Exercise instructions:
Will you transcribe all the entries word for word, skipping the pictures they hold?

+-------+

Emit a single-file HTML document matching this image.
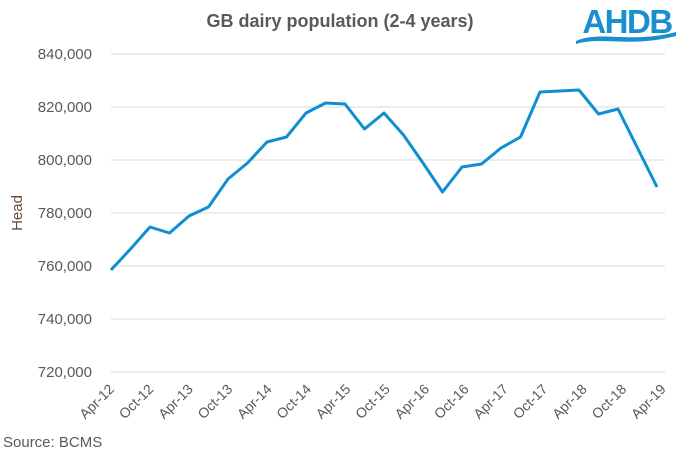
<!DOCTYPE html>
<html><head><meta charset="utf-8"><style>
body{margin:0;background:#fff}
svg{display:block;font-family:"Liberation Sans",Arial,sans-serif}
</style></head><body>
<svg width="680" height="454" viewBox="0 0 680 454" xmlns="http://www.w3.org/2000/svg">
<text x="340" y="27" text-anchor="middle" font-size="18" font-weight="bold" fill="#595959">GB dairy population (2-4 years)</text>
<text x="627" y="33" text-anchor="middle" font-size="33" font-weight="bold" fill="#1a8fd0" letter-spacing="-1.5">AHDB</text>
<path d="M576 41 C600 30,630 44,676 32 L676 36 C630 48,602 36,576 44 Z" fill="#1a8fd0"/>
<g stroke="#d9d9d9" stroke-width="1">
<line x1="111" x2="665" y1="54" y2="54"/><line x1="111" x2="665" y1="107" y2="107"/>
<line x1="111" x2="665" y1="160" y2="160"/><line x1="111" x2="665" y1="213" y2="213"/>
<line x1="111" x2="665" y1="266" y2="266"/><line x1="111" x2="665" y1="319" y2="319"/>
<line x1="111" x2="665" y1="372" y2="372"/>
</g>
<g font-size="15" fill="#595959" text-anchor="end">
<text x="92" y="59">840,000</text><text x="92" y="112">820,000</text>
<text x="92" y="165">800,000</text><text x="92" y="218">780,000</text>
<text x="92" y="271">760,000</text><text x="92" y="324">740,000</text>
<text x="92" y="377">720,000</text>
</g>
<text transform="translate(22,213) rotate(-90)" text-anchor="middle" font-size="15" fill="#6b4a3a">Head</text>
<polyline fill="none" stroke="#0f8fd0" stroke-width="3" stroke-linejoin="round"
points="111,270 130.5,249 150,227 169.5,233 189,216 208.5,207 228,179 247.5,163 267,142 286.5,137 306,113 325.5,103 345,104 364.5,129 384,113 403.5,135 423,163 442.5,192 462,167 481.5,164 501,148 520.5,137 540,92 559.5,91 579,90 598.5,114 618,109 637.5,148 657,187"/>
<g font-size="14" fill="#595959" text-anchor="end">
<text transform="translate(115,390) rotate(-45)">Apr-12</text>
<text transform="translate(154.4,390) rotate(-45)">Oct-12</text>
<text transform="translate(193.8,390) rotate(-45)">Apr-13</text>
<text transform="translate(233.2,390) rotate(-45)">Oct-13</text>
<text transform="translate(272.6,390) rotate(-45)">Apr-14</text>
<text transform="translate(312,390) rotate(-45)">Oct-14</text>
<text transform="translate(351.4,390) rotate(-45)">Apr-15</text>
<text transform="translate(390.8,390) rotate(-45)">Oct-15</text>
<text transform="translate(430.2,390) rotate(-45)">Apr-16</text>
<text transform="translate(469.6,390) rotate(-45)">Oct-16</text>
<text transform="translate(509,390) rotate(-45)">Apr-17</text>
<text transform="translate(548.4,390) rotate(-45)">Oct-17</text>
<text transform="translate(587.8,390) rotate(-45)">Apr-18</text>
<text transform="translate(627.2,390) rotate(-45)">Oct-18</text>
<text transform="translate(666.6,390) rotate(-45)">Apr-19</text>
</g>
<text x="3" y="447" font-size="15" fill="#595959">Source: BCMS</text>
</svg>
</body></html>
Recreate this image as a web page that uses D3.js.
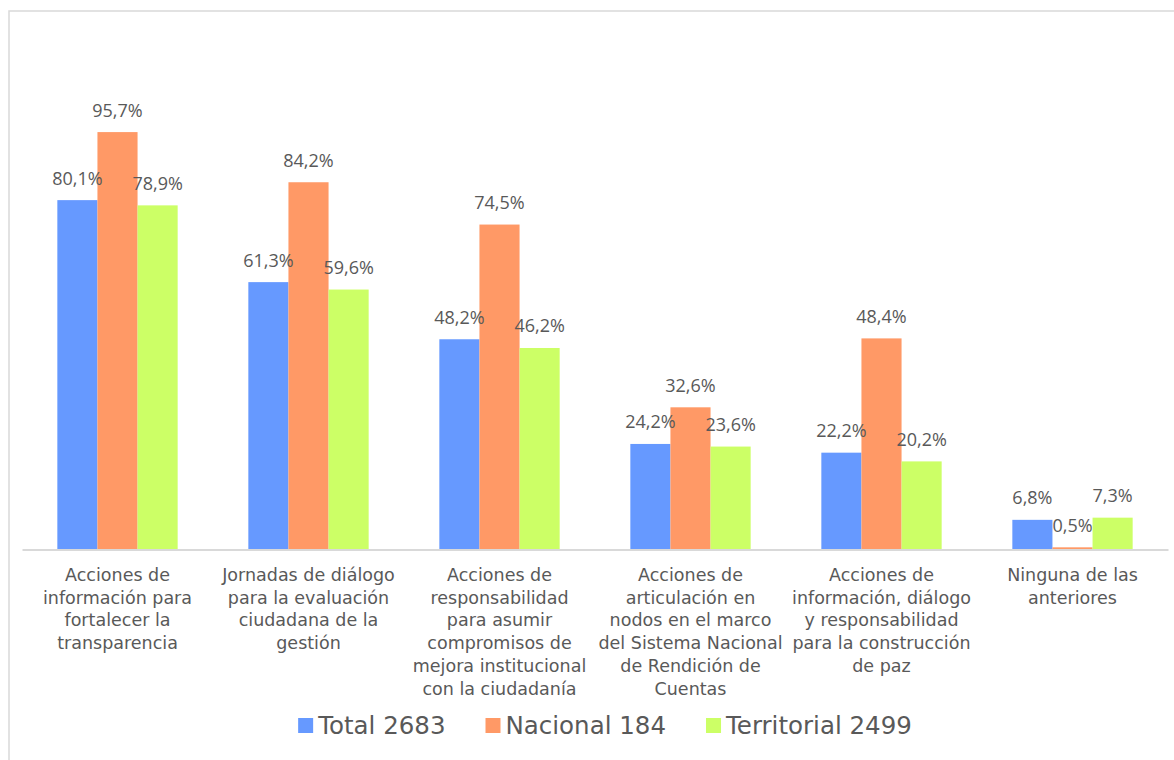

+-------+

Exercise solution:
Emit a single-file HTML document matching this image.
<!DOCTYPE html>
<html><head><meta charset="utf-8"><style>
body{margin:0;background:#fff}
svg{display:block;font-family:"Liberation Sans",Arial,sans-serif}
</style></head><body>
<svg width="680" height="454" viewBox="0 0 680 454" xmlns="http://www.w3.org/2000/svg">
<text x="340" y="27" text-anchor="middle" font-size="18" font-weight="bold" fill="#595959">GB dairy population (2-4 years)</text>
<text x="627" y="33" text-anchor="middle" font-size="33" font-weight="bold" fill="#1a8fd0" letter-spacing="-1.5">AHDB</text>
<path d="M576 41 C600 30,630 44,676 32 L676 36 C630 48,602 36,576 44 Z" fill="#1a8fd0"/>
<g stroke="#d9d9d9" stroke-width="1">
<line x1="111" x2="665" y1="54" y2="54"/><line x1="111" x2="665" y1="107" y2="107"/>
<line x1="111" x2="665" y1="160" y2="160"/><line x1="111" x2="665" y1="213" y2="213"/>
<line x1="111" x2="665" y1="266" y2="266"/><line x1="111" x2="665" y1="319" y2="319"/>
<line x1="111" x2="665" y1="372" y2="372"/>
</g>
<g font-size="15" fill="#595959" text-anchor="end">
<text x="92" y="59">840,000</text><text x="92" y="112">820,000</text>
<text x="92" y="165">800,000</text><text x="92" y="218">780,000</text>
<text x="92" y="271">760,000</text><text x="92" y="324">740,000</text>
<text x="92" y="377">720,000</text>
</g>
<text transform="translate(22,213) rotate(-90)" text-anchor="middle" font-size="15" fill="#6b4a3a">Head</text>
<polyline fill="none" stroke="#0f8fd0" stroke-width="3" stroke-linejoin="round"
points="111,270 130.5,249 150,227 169.5,233 189,216 208.5,207 228,179 247.5,163 267,142 286.5,137 306,113 325.5,103 345,104 364.5,129 384,113 403.5,135 423,163 442.5,192 462,167 481.5,164 501,148 520.5,137 540,92 559.5,91 579,90 598.5,114 618,109 637.5,148 657,187"/>
<g font-size="14" fill="#595959" text-anchor="end">
<text transform="translate(115,390) rotate(-45)">Apr-12</text>
<text transform="translate(154.4,390) rotate(-45)">Oct-12</text>
<text transform="translate(193.8,390) rotate(-45)">Apr-13</text>
<text transform="translate(233.2,390) rotate(-45)">Oct-13</text>
<text transform="translate(272.6,390) rotate(-45)">Apr-14</text>
<text transform="translate(312,390) rotate(-45)">Oct-14</text>
<text transform="translate(351.4,390) rotate(-45)">Apr-15</text>
<text transform="translate(390.8,390) rotate(-45)">Oct-15</text>
<text transform="translate(430.2,390) rotate(-45)">Apr-16</text>
<text transform="translate(469.6,390) rotate(-45)">Oct-16</text>
<text transform="translate(509,390) rotate(-45)">Apr-17</text>
<text transform="translate(548.4,390) rotate(-45)">Oct-17</text>
<text transform="translate(587.8,390) rotate(-45)">Apr-18</text>
<text transform="translate(627.2,390) rotate(-45)">Oct-18</text>
<text transform="translate(666.6,390) rotate(-45)">Apr-19</text>
</g>
<text x="3" y="447" font-size="15" fill="#595959">Source: BCMS</text>
</svg>
</body></html>
Recreate this image as a web page that uses D3.js.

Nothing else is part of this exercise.